Record-high inflation has dominated Americans’ worries about their own well-being, while conservatives continue to simmer against what they see as liberal policies that have left the country’s southern border too porous. Republican strategists say those issues are still top of mind for voters.

But cost-of-living fears have, in small measure, begun to ease as inflation shows signs of cresting.

There is evidence, too, that American anxieties are being directed to subjects outside the economy.

Surveys show a five-point gain in the percentage of people who believe abortion should be legal since the Supreme Court struck down Roe v. Wade.

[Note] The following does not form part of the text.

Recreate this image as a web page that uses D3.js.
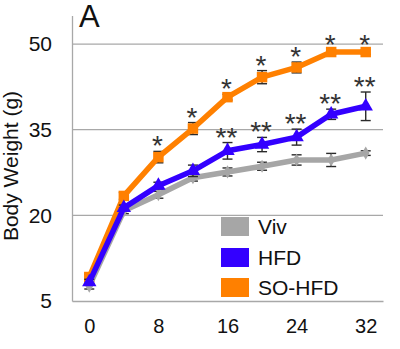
<!DOCTYPE html>
<html>
<head>
<meta charset="utf-8">
<script src="https://cdn.jsdelivr.net/npm/d3@7/dist/d3.min.js"></script>
<style>
  html, body { margin: 0; padding: 0; background: #fff; }
  svg { display: block; font-family: "Liberation Sans", Arial, sans-serif; }
</style>
</head>
<body>
<svg id="chart" width="400" height="349"></svg>
<script>
// Body weight over time (weeks) for three diet groups, mean ± error
const weeks = [0, 4, 8, 12, 16, 20, 24, 28, 32];
const weekTicks = [0, 8, 16, 24, 32];
const weightTicks = [5, 20, 35, 50];

const vivMean   = [7.6, 20.8, 23.6, 26.6, 27.6, 28.6, 29.7, 29.7, 30.9];
const vivErr    = [0.5, 0.5, 0.6, 0.6, 0.7, 0.7, 0.9, 1.15, 0.4];
const hfdMean   = [8.3, 21.3, 25.2, 27.8, 31.3, 32.4, 33.7, 37.7, 39.1];
const hfdErr    = [0.5, 0.5, 0.6, 1.0, 1.45, 1.25, 1.4, 0.9, 2.5];
const soHfdMean = [9.2, 23.4, 30.2, 35.2, 40.7, 44.2, 45.9, 48.6, 48.6];
const soHfdErr  = [0.5, 0.6, 1.0, 1.05, 0.5, 1.15, 0.95, 0.4, 0.4];

const hfdSig   = ["", "", "", "", "**", "**", "**", "**", "**"];
const soHfdSig = ["", "", "*", "*", "*", "*", "*", "*", "*"];

const groupNames = ["Viv", "HFD", "SO-HFD"];
const groupColors = ["#A6A6A6", "#3300FF", "#FF8000"];

const svg = d3.select("#chart");
const plot = { left: 72, right: 383, top: 15.5, bottom: 301 };

const x = d3.scalePoint().domain(weeks).range([plot.left, plot.right]).padding(0.5);
const y = d3.scaleLinear().domain([5, 55]).range([plot.bottom, plot.top]);

// gridlines
svg.append("g").selectAll("line")
  .data(weightTicks.filter(t => t > 5))
  .join("line")
  .attr("x1", plot.left).attr("x2", plot.right)
  .attr("y1", d => y(d)).attr("y2", d => y(d))
  .attr("stroke", "#A8A8A8").attr("stroke-width", 1.3);

// axes
const yAxis = svg.append("g")
  .attr("transform", `translate(${plot.left},0)`)
  .call(d3.axisLeft(y).tickValues(weightTicks).tickSize(0).tickPadding(20));
yAxis.select(".domain").attr("stroke", "#A8A8A8").attr("stroke-width", 1.3);
yAxis.selectAll("text").attr("font-size", 21).attr("fill", "#111")
  .attr("font-family", "Liberation Sans, Arial, sans-serif");

const xAxis = svg.append("g")
  .attr("transform", `translate(0,${plot.bottom})`)
  .call(d3.axisBottom(x).tickValues(weekTicks).tickSize(0).tickPadding(18));
xAxis.select(".domain").attr("stroke", "#A8A8A8").attr("stroke-width", 1.3);
xAxis.selectAll("text").attr("font-size", 20).attr("fill", "#111")
  .attr("font-family", "Liberation Sans, Arial, sans-serif");

// axis title and panel letter
svg.append("text")
  .attr("transform", "translate(18,166) rotate(-90)")
  .attr("text-anchor", "middle")
  .attr("font-size", 21).attr("fill", "#111")
  .text("Body Weight (g)");

svg.append("text")
  .attr("x", 79).attr("y", 27)
  .attr("font-size", 31).attr("fill", "#111")
  .text("A");

// series, drawn in stacking order (HFD on top)
const series = [
  { name: "SO-HFD", mean: soHfdMean, err: soHfdErr, color: groupColors[2], marker: d3.symbolSquare, size: 110, sig: soHfdSig },
  { name: "Viv",    mean: vivMean,   err: vivErr,   color: groupColors[0], marker: d3.symbolDiamond, size: 50, sig: null },
  { name: "HFD",    mean: hfdMean,   err: hfdErr,   color: groupColors[1], marker: d3.symbolTriangle, size: 90, sig: hfdSig }
];
const points = s => weeks.map((w, i) => ({ w, v: s.mean[i], e: s.err[i], sig: s.sig ? s.sig[i] : "" }));

const line = d3.line().x(d => x(d.w)).y(d => y(d.v));

series.forEach(s => {
  const pts = points(s);
  const g = svg.append("g");

  // error bars sit beneath the series line and markers
  const eb = g.selectAll(".eb").data(pts).join("g")
    .attr("stroke", "#2a2a2a").attr("stroke-width", 1.4);
  eb.append("line")
    .attr("x1", d => x(d.w)).attr("x2", d => x(d.w))
    .attr("y1", d => y(d.v - d.e)).attr("y2", d => y(d.v + d.e));
  eb.append("line")
    .attr("x1", d => x(d.w) - 5).attr("x2", d => x(d.w) + 5)
    .attr("y1", d => y(d.v + d.e)).attr("y2", d => y(d.v + d.e));
  eb.append("line")
    .attr("x1", d => x(d.w) - 5).attr("x2", d => x(d.w) + 5)
    .attr("y1", d => y(d.v - d.e)).attr("y2", d => y(d.v - d.e));

  g.append("path")
    .datum(pts)
    .attr("d", line)
    .attr("fill", "none")
    .attr("stroke", s.color)
    .attr("stroke-width", 5.5)
    .attr("stroke-linejoin", "round");

  g.selectAll(".mk").data(pts).join("path")
    .attr("transform", d => `translate(${x(d.w)},${y(d.v)})`)
    .attr("d", d3.symbol().type(s.marker).size(s.size))
    .attr("fill", s.color);
});

// significance marks above the error bars
series.filter(s => s.sig).forEach(s => {
  svg.append("g").selectAll("text").data(points(s).filter(d => d.sig)).join("text")
    .attr("x", d => x(d.w) - 1)
    .attr("y", d => y(d.v + d.e) + 4)
    .attr("text-anchor", "middle")
    .attr("font-size", 28)
    .attr("fill", "#333")
    .text(d => d.sig);
});

// legend
const legend = svg.append("g");
const legendRows = [0, 1, 2];
const legendTop = [217, 248, 278];
legend.selectAll("rect").data(legendRows).join("rect")
  .attr("x", 221).attr("y", i => legendTop[i])
  .attr("width", 28).attr("height", 19)
  .attr("fill", i => groupColors[i]);
legend.selectAll("text").data(legendRows).join("text")
  .attr("x", 258).attr("y", i => legendTop[i] + 17)
  .attr("font-size", 21).attr("fill", "#111")
  .text(i => groupNames[i]);
</script>
</body>
</html>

That decision has galvanized a new fury among liberals — and some centrists — against the conservative politics that brought forward a slate of justices now reworking the country’s legal framework.

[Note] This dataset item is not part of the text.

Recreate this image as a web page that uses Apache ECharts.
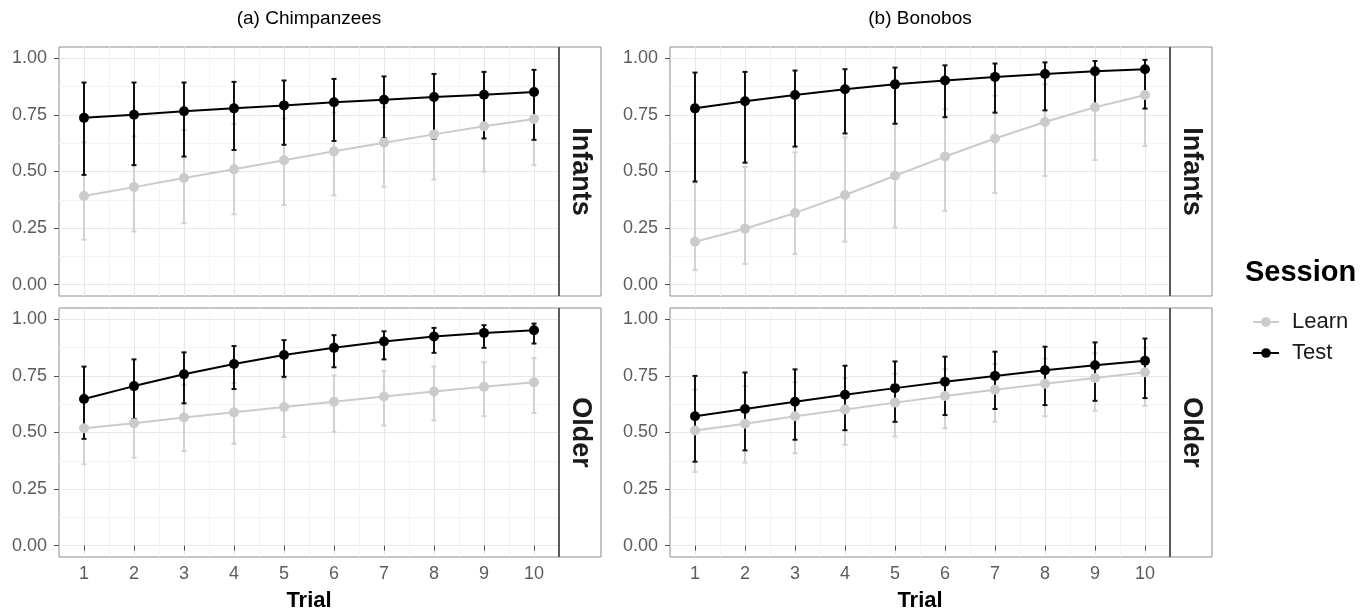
<!DOCTYPE html>
<html>
<head>
<meta charset="utf-8">
<title>Learn vs Test by trial</title>
<script src="https://cdn.jsdelivr.net/npm/echarts@6/dist/echarts.min.js"></script>
<style>
    html, body { margin: 0; padding: 0; background: #fff; }
    #chart { width: 1369px; height: 614px; }
</style>
</head>
<body>
<div id="chart"></div>
<script>
// x 刻度
var trials = [1, 2, 3, 4, 5, 6, 7, 8, 9, 10];
var trialMinor = [1.5, 2.5, 3.5, 4.5, 5.5, 6.5, 7.5, 8.5, 9.5];
var yTicks = [0, 0.25, 0.5, 0.75, 1];
var yMinor = [0.125, 0.375, 0.625, 0.875];
var sessions = ['Learn', 'Test'];

// (a) Chimpanzees - Infants
var chimpInfLearn = [0.392, 0.431, 0.471, 0.510, 0.550, 0.589, 0.627, 0.664, 0.700, 0.732];
var chimpInfLearnLo = [0.199, 0.235, 0.272, 0.311, 0.352, 0.395, 0.433, 0.465, 0.499, 0.528];
var chimpInfLearnHi = [0.629, 0.655, 0.684, 0.709, 0.735, 0.760, 0.785, 0.810, 0.835, 0.860];
var chimpInfTest = [0.737, 0.751, 0.766, 0.779, 0.792, 0.806, 0.817, 0.829, 0.839, 0.851];
var chimpInfTestLo = [0.485, 0.528, 0.566, 0.595, 0.618, 0.635, 0.646, 0.645, 0.646, 0.640];
var chimpInfTestHi = [0.893, 0.893, 0.893, 0.896, 0.902, 0.909, 0.920, 0.931, 0.940, 0.949];

// (a) Chimpanzees - Older
var chimpOldLearn = [0.519, 0.541, 0.566, 0.589, 0.613, 0.636, 0.659, 0.681, 0.702, 0.722];
var chimpOldLearnLo = [0.360, 0.389, 0.418, 0.450, 0.480, 0.503, 0.531, 0.553, 0.572, 0.586];
var chimpOldLearnHi = [0.670, 0.690, 0.710, 0.718, 0.737, 0.752, 0.772, 0.791, 0.811, 0.829];
var chimpOldTest = [0.648, 0.705, 0.757, 0.803, 0.842, 0.874, 0.902, 0.924, 0.940, 0.952];
var chimpOldTestLo = [0.472, 0.560, 0.629, 0.692, 0.746, 0.788, 0.823, 0.852, 0.874, 0.893];
var chimpOldTestHi = [0.791, 0.823, 0.854, 0.882, 0.908, 0.930, 0.947, 0.962, 0.974, 0.981];

// (b) Bonobos - Infants
var bonoInfLearn = [0.190, 0.247, 0.317, 0.396, 0.481, 0.566, 0.646, 0.719, 0.784, 0.838];
var bonoInfLearnLo = [0.064, 0.092, 0.135, 0.190, 0.253, 0.326, 0.405, 0.480, 0.551, 0.613];
var bonoInfLearnHi = [0.450, 0.520, 0.585, 0.651, 0.712, 0.775, 0.835, 0.885, 0.925, 0.955];
var bonoInfTest = [0.779, 0.810, 0.838, 0.863, 0.885, 0.902, 0.918, 0.931, 0.943, 0.952];
var bonoInfTestLo = [0.456, 0.539, 0.610, 0.668, 0.711, 0.740, 0.760, 0.770, 0.776, 0.778];
var bonoInfTestHi = [0.937, 0.940, 0.946, 0.952, 0.959, 0.969, 0.977, 0.982, 0.988, 0.993];

// (b) Bonobos - Older
var bonoOldLearn = [0.509, 0.539, 0.572, 0.602, 0.632, 0.661, 0.689, 0.715, 0.741, 0.766];
var bonoOldLearnLo = [0.326, 0.367, 0.408, 0.446, 0.482, 0.518, 0.547, 0.572, 0.596, 0.618];
var bonoOldLearnHi = [0.690, 0.705, 0.722, 0.740, 0.760, 0.780, 0.802, 0.826, 0.850, 0.875];
var bonoOldTest = [0.572, 0.604, 0.636, 0.667, 0.696, 0.724, 0.750, 0.775, 0.797, 0.817];
var bonoOldTestLo = [0.371, 0.421, 0.468, 0.510, 0.547, 0.577, 0.604, 0.621, 0.640, 0.652];
var bonoOldTestHi = [0.750, 0.765, 0.779, 0.795, 0.814, 0.835, 0.857, 0.879, 0.898, 0.915];

var FONT = '"Liberation Sans", Arial, Helvetica, sans-serif';
var colors = { Learn: '#cbcbcb', Test: '#000000' };
var barColors = { Learn: '#d2d2d2', Test: '#111111' };
var tickText = '#5c5c5c';

var panels = [
    { left: 59, top: 47, strip: 'Infants', bottom: false,
      Learn: [chimpInfLearn, chimpInfLearnLo, chimpInfLearnHi], Test: [chimpInfTest, chimpInfTestLo, chimpInfTestHi] },
    { left: 59, top: 308, strip: 'Older', bottom: true,
      Learn: [chimpOldLearn, chimpOldLearnLo, chimpOldLearnHi], Test: [chimpOldTest, chimpOldTestLo, chimpOldTestHi] },
    { left: 670, top: 47, strip: 'Infants', bottom: false,
      Learn: [bonoInfLearn, bonoInfLearnLo, bonoInfLearnHi], Test: [bonoInfTest, bonoInfTestLo, bonoInfTestHi] },
    { left: 670, top: 308, strip: 'Older', bottom: true,
      Learn: [bonoOldLearn, bonoOldLearnLo, bonoOldLearnHi], Test: [bonoOldTest, bonoOldTestLo, bonoOldTestHi] }
];
var PW = 500, PH = 249, SW = 42;

function renderErrorBar(params, api) {
    var x = api.value(0);
    var hi = api.coord([x, api.value(2)]);
    var lo = api.coord([x, api.value(1)]);
    var half = 2.5;
    var style = { stroke: api.visual('color'), lineWidth: 2 };
    return {
        type: 'group',
        children: [
            { type: 'line', shape: { x1: hi[0], y1: hi[1], x2: lo[0], y2: lo[1] }, style: style },
            { type: 'line', shape: { x1: hi[0] - half, y1: hi[1], x2: hi[0] + half, y2: hi[1] }, style: style },
            { type: 'line', shape: { x1: lo[0] - half, y1: lo[1], x2: lo[0] + half, y2: lo[1] }, style: style }
        ]
    };
}

var grids = [], xAxes = [], yAxes = [], lineSeries = [], barSeries = [], graphics = [];

panels.forEach(function(p, i) {
    grids.push({
        left: p.left, top: p.top, width: PW, height: PH,
        show: true, borderColor: '#8c8c8c', borderWidth: 1, backgroundColor: '#fff'
    });
    // 主刻度
    xAxes.push({
        gridIndex: i, type: 'value', min: 0.5, max: 10.5,
        axisLine: { show: false },
        axisTick: { show: p.bottom, customValues: trials, length: 5, lineStyle: { color: '#4d4d4d', width: 1 } },
        axisLabel: { show: p.bottom, customValues: trials, margin: 8, fontSize: 18, color: tickText, fontFamily: FONT },
        splitLine: { show: true, lineStyle: { color: '#e8e8e8', width: 1 } },
        name: p.bottom ? 'Trial' : '',
        nameLocation: 'middle',
        nameGap: 33,
        nameTextStyle: { fontSize: 22, fontWeight: 'bold', color: '#000', fontFamily: FONT }
    });
    // 次刻度网格
    xAxes.push({
        gridIndex: i, type: 'value', min: 0.5, max: 10.5,
        axisLine: { show: false },
        axisTick: { show: false, customValues: trialMinor },
        axisLabel: { show: false, customValues: trialMinor },
        splitLine: { show: true, lineStyle: { color: '#f4f4f4', width: 1 } }
    });
    yAxes.push({
        gridIndex: i, type: 'value', min: -0.05, max: 1.05,
        axisLine: { show: false },
        axisTick: { show: true, customValues: yTicks, length: 5, lineStyle: { color: '#4d4d4d', width: 1 } },
        axisLabel: {
            customValues: yTicks, margin: 12, fontSize: 18, color: tickText, fontFamily: FONT,
            formatter: function(v) { return v.toFixed(2); }
        },
        splitLine: { show: true, lineStyle: { color: '#e8e8e8', width: 1 } }
    });
    yAxes.push({
        gridIndex: i, type: 'value', min: -0.05, max: 1.05,
        axisLine: { show: false },
        axisTick: { show: false, customValues: yMinor },
        axisLabel: { show: false, customValues: yMinor },
        splitLine: { show: true, lineStyle: { color: '#f4f4f4', width: 1 } }
    });

    sessions.forEach(function(s) {
        var mean = p[s][0], lo = p[s][1], hi = p[s][2];
        lineSeries.push({
            name: s, type: 'line',
            xAxisIndex: i * 2, yAxisIndex: i * 2,
            data: trials.map(function(t, k) { return [t, mean[k]]; }),
            symbol: 'circle', symbolSize: 10,
            itemStyle: { color: colors[s] },
            lineStyle: { color: colors[s], width: 2 },
            z: 3, silent: true, animation: false, clip: false
        });
        barSeries.push({
            name: s, type: 'custom',
            xAxisIndex: i * 2, yAxisIndex: i * 2,
            data: trials.map(function(t, k) { return [t, lo[k], hi[k]]; }),
            encode: { x: 0, y: [1, 2] },
            renderItem: renderErrorBar,
            itemStyle: { color: barColors[s] },
            z: 2, silent: true, animation: false
        });
    });

    // 分面条
    var sx = p.left + PW;
    graphics.push({
        type: 'rect', z: 100,
        shape: { x: sx, y: p.top, width: SW, height: PH },
        style: { fill: '#fff', stroke: '#8c8c8c', lineWidth: 1 }
    });
    graphics.push({
        type: 'line', z: 101,
        shape: { x1: sx, y1: p.top, x2: sx, y2: p.top + PH },
        style: { stroke: '#5a5a5a', lineWidth: 2 }
    });
    graphics.push({
        type: 'text', z: 102,
        x: sx + SW / 2, y: p.top + PH / 2,
        rotation: -Math.PI / 2,
        style: {
            text: p.strip, font: 'bold 27px ' + FONT, fill: '#1a1a1a',
            textAlign: 'center', align: 'center', textVerticalAlign: 'middle', verticalAlign: 'middle'
        }
    });
});

graphics.push({
    type: 'text', z: 102, x: 59 + PW / 2, y: 19,
    style: { text: '(a) Chimpanzees', font: '19px ' + FONT, fill: '#000',
             textAlign: 'center', align: 'center', textVerticalAlign: 'middle', verticalAlign: 'middle' }
});
graphics.push({
    type: 'text', z: 102, x: 670 + PW / 2, y: 19,
    style: { text: '(b) Bonobos', font: '19px ' + FONT, fill: '#000',
             textAlign: 'center', align: 'center', textVerticalAlign: 'middle', verticalAlign: 'middle' }
});
graphics.push({
    type: 'text', z: 102, x: 1245, y: 273,
    style: { text: 'Session', font: 'bold 29px ' + FONT, fill: '#000',
             textAlign: 'left', align: 'left', textVerticalAlign: 'middle', verticalAlign: 'middle' }
});

var chart = echarts.init(document.getElementById('chart'));
var option = {
    backgroundColor: '#fff',
    animation: false,
    grid: grids,
    xAxis: xAxes,
    yAxis: yAxes,
    legend: {
        data: sessions,
        orient: 'vertical',
        left: 1247, top: 306,
        itemWidth: 26, itemHeight: 12, itemGap: 9,
        selectedMode: false,
        textStyle: { fontSize: 22, color: '#1a1a1a', fontFamily: FONT, padding: [0, 0, 0, 8] }
    },
    graphic: { elements: graphics },
    series: lineSeries.concat(barSeries)
};
chart.setOption(option);
</script>
</body>
</html>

“The abortion issue is a very, very hot issue. Maybe the biggest one out there,” said Tim Malloy, a polling analyst for the Quinnipiac University Poll, which maintains a regular barometer of U.S. political views. The latest, released this week, showed a nine-point jump in approval for Mr. Biden.

“How women – Democrats, Republicans and independents – are going to react to that could be the sleeper issue,” Mr. Malloy said.

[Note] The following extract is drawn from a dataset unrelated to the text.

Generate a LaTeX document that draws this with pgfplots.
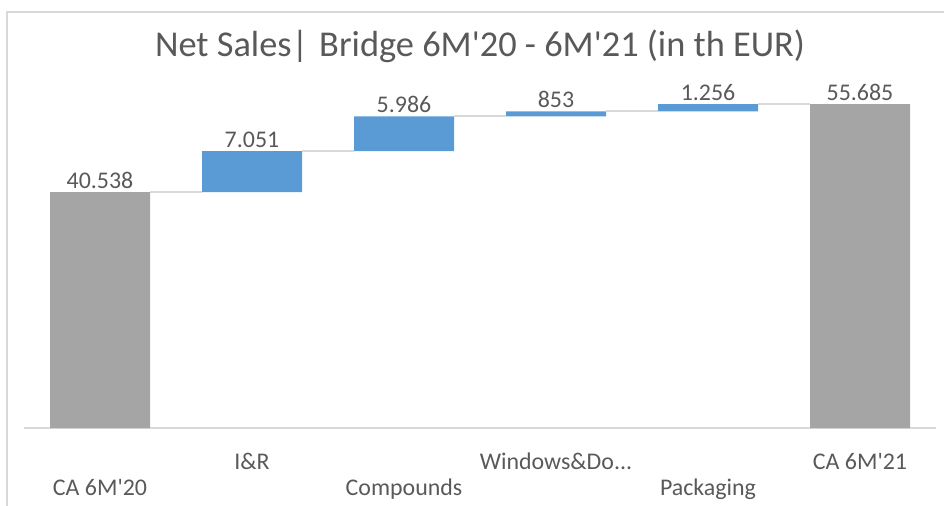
\documentclass[border=0pt]{standalone}
\usepackage{pgfplots}
\pgfplotsset{compat=1.18}
\usepackage{fontspec}
\setmainfont{Carlito}
\definecolor{bargray}{HTML}{A5A5A5}
\definecolor{barblue}{HTML}{5B9BD5}
\definecolor{txt}{HTML}{595959}
\definecolor{lgrid}{HTML}{D9D9D9}
\newcommand{\ap}{\textquotesingle}

\pgfplotsset{bridge/.style={
    scale only axis, width=912bp, height=349bp,
    xmin=-0.5, xmax=5.5, ymin=0, ymax=60000,
    at={(24bp,78bp)}, anchor=south west, clip=false},
  conn/.style={lgrid, line width=2bp, mark=none}}

\begin{document}
\begin{tikzpicture}
\path[use as bounding box] (0,0) rectangle (944bp,506bp);
\draw[lgrid, line width=1.5bp] (7bp,0) -- (7bp,494bp) -- (944bp,494bp);
\node[text=txt, font=\fontsize{36.5}{40}\selectfont] at (480bp,460bp)
    {Net Sales|\hspace{0.3em}Bridge 6M\ap20 - 6M\ap21 (in th EUR)};

\begin{axis}[bridge,
    ybar stacked, bar width=100bp,
    axis y line=none, axis x line*=bottom,
    x axis line style={lgrid, line width=1.5bp, -},
    ytick=\empty,
    xtick={0,2,4},
    xticklabels={{CA 6M\ap20}, Compounds, Packaging},
    extra x ticks={1,3,5},
    extra x tick labels={I\&R, {Windows\&Do{.}{.}{.}}, {CA 6M\ap21}},
    extra x tick style={xticklabel style={yshift=26bp}},
    major tick length=0pt,
    xticklabel style={anchor=base, yshift=-67bp, text=txt,
        font=\fontsize{24}{28}\selectfont},
]
% invisible base
\addplot[draw=none, fill=none] coordinates {
    (0,0) (1,40538) (2,47589) (3,53575) (4,54428) (5,0)};
% totals
\addplot[draw=none, fill=bargray] coordinates {
    (0,40538) (1,0) (2,0) (3,0) (4,0) (5,55685)};
% increases
\addplot[draw=none, fill=barblue] coordinates {
    (0,0) (1,7051) (2,5986) (3,853) (4,1256) (5,0)};
\end{axis}

% connectors and value labels
\begin{axis}[bridge, axis lines=none]
\addplot[conn] coordinates {(0.329,40538) (0.671,40538)};
\addplot[conn] coordinates {(1.329,47589) (1.671,47589)};
\addplot[conn] coordinates {(2.329,53575) (2.671,53575)};
\addplot[conn] coordinates {(3.329,54428) (3.671,54428)};
\addplot[conn] coordinates {(4.329,55685) (4.671,55685)};
\addplot[draw=none, mark=none, point meta=explicit symbolic,
    nodes near coords={\pgfplotspointmeta},
    every node near coord/.append style={anchor=base, inner sep=0pt,
        yshift=4bp, text=txt, font=\fontsize{24}{28}\selectfont}]
    coordinates {(0,40538) [40.538] (1,47589) [7.051] (2,53575) [5.986]
                 (3,54428) [853] (4,55684) [1.256] (5,55685) [55.685]};
\end{axis}
\end{tikzpicture}
\end{document}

Abortion was among the reasons Alaskan voters this week chose Democrat Mary Peltola as the first Indigenous woman to represent the state in the U.S. Congress. Ms. Peltola, a former state legislator who served as a judge in the Yup’ik tribal court, won in a special election, a kind of poll that tends to favour more conservative candidates in Alaska. But she beat Ms. Palin, a former vice-presidential candidate who is an ally of Mr. Trump.

Although local concerns matter most, “the abortion issue is front and centre on a lot of people’s minds,” said Mike Wenstrup, who chairs the Alaska Democratic Party.

“We had very large turnout for an August election.”

The Cook Political Report, an influential newsletter, this week moved five Congressional seats into safer Democrat territory, citing rejuvenated Democratic prospects that “could rein in [Republican] gains.”

Meanwhile, the former Republican president continues to exert an outsized influence. In coming months, “the largest unknown is what’s going to happen with Donald Trump’s legal issues,” Mr. Ayres said, pointing to near-daily revelations about the handling of classified documents as well as an investigation in Georgia into efforts to overturn election results there.

Yet there remains reason to doubt whether any of this is enough to forestall electoral defeat for Mr. Biden’s party in November.

Enthusiasm among Democrats for voting has now likely equalled that of Republicans, but is “not greater than Republicans,” Mr. Ayres said. That may be enough to throw into doubt the outcome of votes in the U.S. Senate, where Mr. Trump has backed several novice candidates. Not so in the rest of Congress.

“Things have gotten somewhat better for Democrats, but not so much better that they are somehow favoured to take over the House,” Mr. Ayres said.